Brief ->
Of all the lines in these entries, how many contain the string "with"? Give only that count.

Rows from a dataset of charts and code ->
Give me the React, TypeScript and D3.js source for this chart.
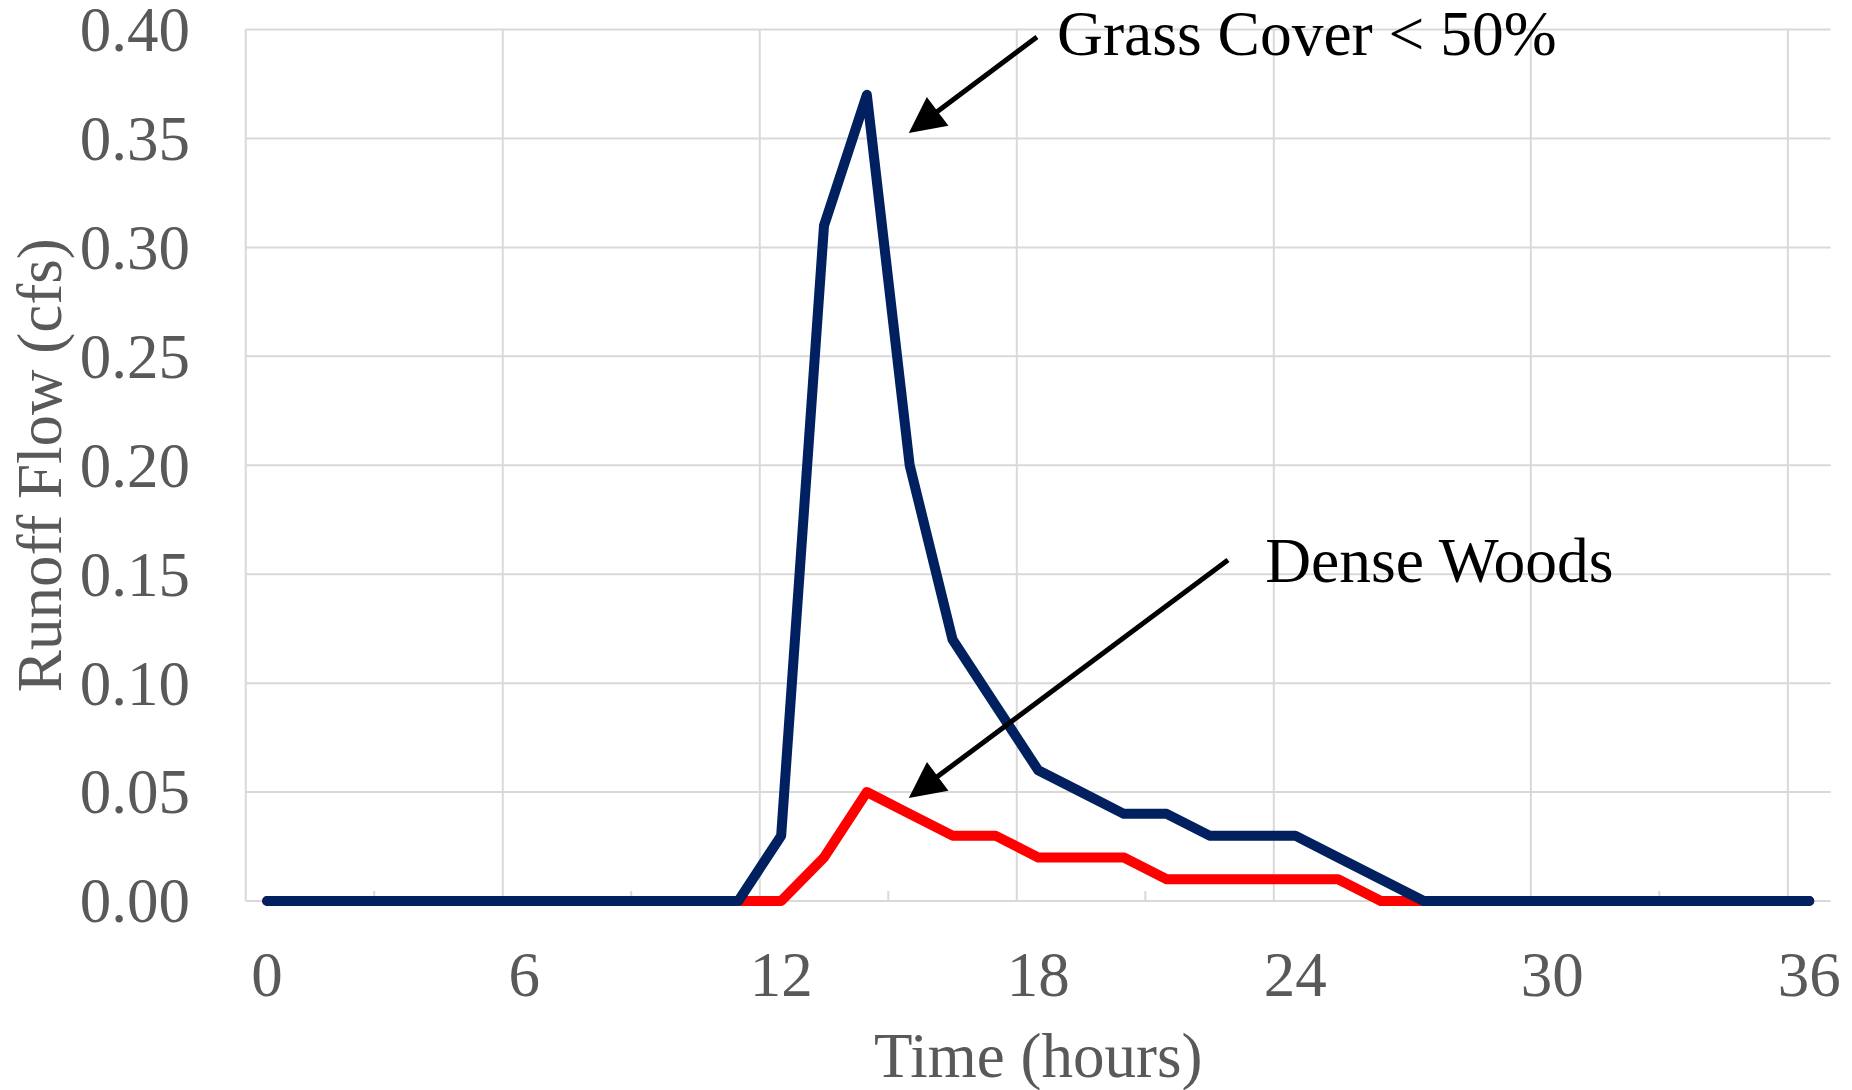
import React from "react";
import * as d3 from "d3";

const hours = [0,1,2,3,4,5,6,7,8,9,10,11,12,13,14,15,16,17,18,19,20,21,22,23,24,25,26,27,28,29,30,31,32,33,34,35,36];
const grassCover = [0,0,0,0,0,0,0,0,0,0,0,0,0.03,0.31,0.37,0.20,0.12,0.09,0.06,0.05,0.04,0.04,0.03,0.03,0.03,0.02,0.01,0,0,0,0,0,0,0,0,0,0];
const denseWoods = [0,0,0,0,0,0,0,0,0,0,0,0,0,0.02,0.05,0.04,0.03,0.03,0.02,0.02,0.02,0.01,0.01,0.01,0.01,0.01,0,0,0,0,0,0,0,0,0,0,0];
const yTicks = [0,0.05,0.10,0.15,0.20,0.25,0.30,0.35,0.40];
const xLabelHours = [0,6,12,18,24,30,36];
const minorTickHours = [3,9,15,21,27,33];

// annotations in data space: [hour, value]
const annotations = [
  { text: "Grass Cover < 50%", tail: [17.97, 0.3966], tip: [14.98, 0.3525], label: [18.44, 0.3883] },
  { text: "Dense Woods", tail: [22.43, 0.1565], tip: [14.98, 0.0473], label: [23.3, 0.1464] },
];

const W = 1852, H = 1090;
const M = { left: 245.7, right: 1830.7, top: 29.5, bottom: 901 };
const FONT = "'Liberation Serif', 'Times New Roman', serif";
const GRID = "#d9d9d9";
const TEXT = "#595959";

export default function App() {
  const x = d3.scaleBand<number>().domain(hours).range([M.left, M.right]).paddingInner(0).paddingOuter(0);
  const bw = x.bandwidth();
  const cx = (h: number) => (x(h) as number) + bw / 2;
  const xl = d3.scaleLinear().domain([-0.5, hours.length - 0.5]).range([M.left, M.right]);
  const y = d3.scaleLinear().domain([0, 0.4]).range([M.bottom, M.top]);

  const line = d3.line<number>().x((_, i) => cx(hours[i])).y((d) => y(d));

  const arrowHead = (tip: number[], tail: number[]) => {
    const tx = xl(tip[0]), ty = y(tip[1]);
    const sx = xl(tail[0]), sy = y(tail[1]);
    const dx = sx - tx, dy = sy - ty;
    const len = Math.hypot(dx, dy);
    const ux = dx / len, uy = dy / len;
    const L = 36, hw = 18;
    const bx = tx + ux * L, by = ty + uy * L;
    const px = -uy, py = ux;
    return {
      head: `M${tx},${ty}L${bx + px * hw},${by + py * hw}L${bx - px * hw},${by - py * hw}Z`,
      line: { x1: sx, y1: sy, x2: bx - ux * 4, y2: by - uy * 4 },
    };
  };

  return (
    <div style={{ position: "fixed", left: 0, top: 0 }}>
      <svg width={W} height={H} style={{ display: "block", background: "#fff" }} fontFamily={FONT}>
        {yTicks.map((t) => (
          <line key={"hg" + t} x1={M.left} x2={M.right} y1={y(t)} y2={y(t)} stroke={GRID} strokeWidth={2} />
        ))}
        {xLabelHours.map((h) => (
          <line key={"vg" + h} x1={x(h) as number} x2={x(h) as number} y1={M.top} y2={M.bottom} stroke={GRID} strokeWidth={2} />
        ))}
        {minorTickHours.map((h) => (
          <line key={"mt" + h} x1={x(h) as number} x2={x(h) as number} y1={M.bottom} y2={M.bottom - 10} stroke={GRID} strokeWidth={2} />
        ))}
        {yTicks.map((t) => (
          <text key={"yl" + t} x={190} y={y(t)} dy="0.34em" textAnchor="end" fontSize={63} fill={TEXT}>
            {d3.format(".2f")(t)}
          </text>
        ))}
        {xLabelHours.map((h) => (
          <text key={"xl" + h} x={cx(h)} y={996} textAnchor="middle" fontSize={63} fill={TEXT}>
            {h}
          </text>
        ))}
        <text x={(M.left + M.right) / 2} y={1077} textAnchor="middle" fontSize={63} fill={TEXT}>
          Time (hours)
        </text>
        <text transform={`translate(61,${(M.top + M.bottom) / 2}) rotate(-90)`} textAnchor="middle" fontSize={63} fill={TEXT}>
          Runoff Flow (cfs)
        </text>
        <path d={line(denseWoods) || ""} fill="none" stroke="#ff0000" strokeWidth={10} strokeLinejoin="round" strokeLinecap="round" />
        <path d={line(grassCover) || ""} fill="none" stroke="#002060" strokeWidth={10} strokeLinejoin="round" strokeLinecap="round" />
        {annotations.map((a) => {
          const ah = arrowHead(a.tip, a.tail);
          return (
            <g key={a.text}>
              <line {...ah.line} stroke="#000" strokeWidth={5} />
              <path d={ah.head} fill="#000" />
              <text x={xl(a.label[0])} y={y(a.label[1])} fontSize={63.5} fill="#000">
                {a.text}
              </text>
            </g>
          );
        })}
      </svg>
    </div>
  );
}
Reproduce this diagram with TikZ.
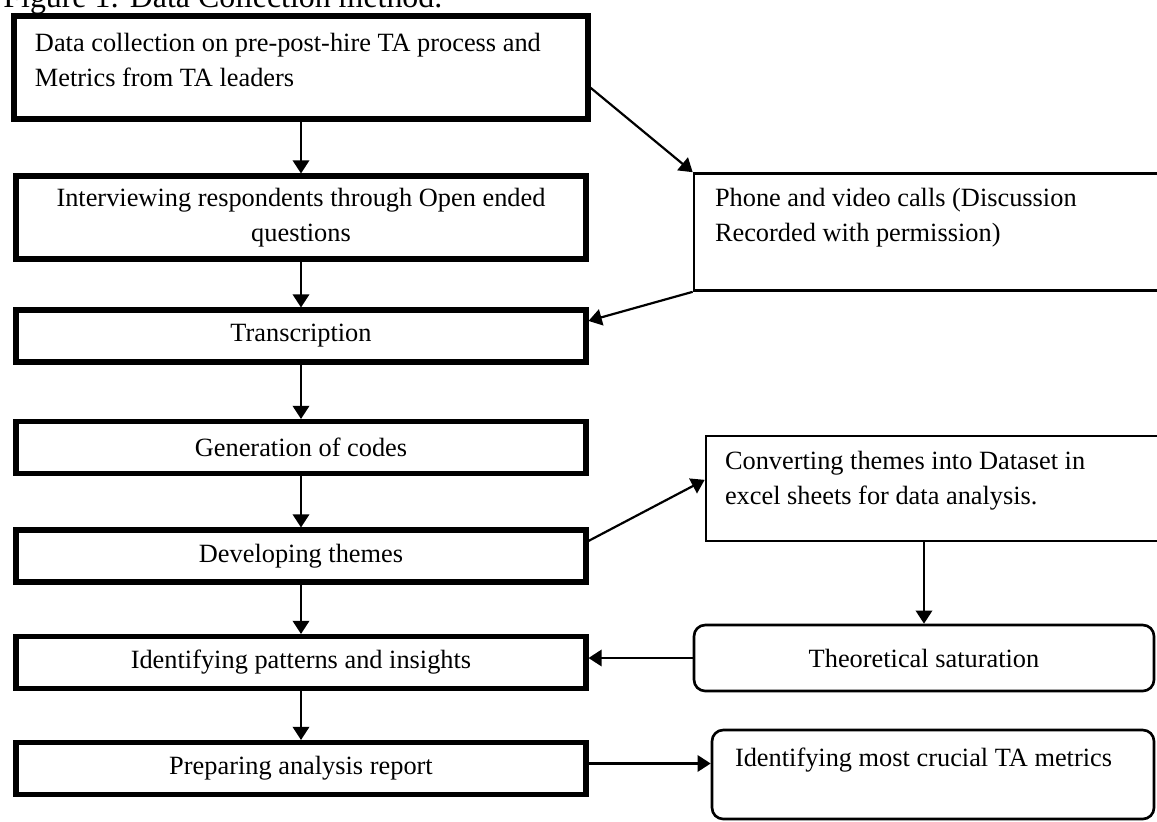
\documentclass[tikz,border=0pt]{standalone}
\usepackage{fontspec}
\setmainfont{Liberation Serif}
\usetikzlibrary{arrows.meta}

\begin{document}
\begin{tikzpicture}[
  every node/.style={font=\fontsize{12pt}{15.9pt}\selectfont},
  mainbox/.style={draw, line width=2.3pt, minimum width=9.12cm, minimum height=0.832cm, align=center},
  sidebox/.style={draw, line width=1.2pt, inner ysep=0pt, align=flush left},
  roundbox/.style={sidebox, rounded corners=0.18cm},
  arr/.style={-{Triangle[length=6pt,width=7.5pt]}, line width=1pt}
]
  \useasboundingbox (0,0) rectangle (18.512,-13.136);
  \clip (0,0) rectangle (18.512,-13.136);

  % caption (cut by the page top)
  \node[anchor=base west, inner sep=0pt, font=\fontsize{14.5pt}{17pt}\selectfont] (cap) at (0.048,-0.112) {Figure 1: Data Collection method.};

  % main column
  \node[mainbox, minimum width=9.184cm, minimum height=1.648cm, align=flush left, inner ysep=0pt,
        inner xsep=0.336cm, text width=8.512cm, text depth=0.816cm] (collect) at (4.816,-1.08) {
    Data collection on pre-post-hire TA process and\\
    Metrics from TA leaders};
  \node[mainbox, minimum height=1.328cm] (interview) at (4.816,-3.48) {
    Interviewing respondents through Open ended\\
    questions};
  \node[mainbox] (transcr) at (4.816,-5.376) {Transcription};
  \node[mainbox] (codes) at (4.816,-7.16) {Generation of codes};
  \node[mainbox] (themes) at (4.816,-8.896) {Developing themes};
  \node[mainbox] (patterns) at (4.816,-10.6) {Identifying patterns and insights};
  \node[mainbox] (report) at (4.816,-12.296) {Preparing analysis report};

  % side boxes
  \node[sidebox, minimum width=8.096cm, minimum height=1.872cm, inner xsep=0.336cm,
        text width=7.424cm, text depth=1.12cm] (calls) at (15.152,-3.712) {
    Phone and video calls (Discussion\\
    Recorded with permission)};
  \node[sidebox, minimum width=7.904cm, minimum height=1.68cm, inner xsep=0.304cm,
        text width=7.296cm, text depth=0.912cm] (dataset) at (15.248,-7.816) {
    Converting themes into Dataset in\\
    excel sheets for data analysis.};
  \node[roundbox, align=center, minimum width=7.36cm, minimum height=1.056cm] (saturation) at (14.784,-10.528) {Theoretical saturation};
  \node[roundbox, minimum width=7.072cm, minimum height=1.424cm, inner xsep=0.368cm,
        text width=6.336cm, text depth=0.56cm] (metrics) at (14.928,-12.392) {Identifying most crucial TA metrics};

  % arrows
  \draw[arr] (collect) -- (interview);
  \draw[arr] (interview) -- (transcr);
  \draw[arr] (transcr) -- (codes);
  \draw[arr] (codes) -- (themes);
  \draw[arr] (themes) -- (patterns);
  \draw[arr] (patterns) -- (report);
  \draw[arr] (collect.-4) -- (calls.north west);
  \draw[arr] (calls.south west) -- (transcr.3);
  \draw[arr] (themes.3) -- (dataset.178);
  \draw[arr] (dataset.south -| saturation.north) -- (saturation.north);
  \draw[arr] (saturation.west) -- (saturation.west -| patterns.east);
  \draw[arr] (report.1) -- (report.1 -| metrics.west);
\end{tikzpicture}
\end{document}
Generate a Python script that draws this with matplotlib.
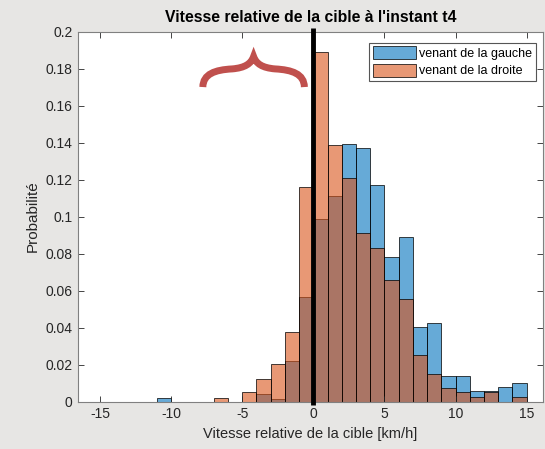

Written solution ->
3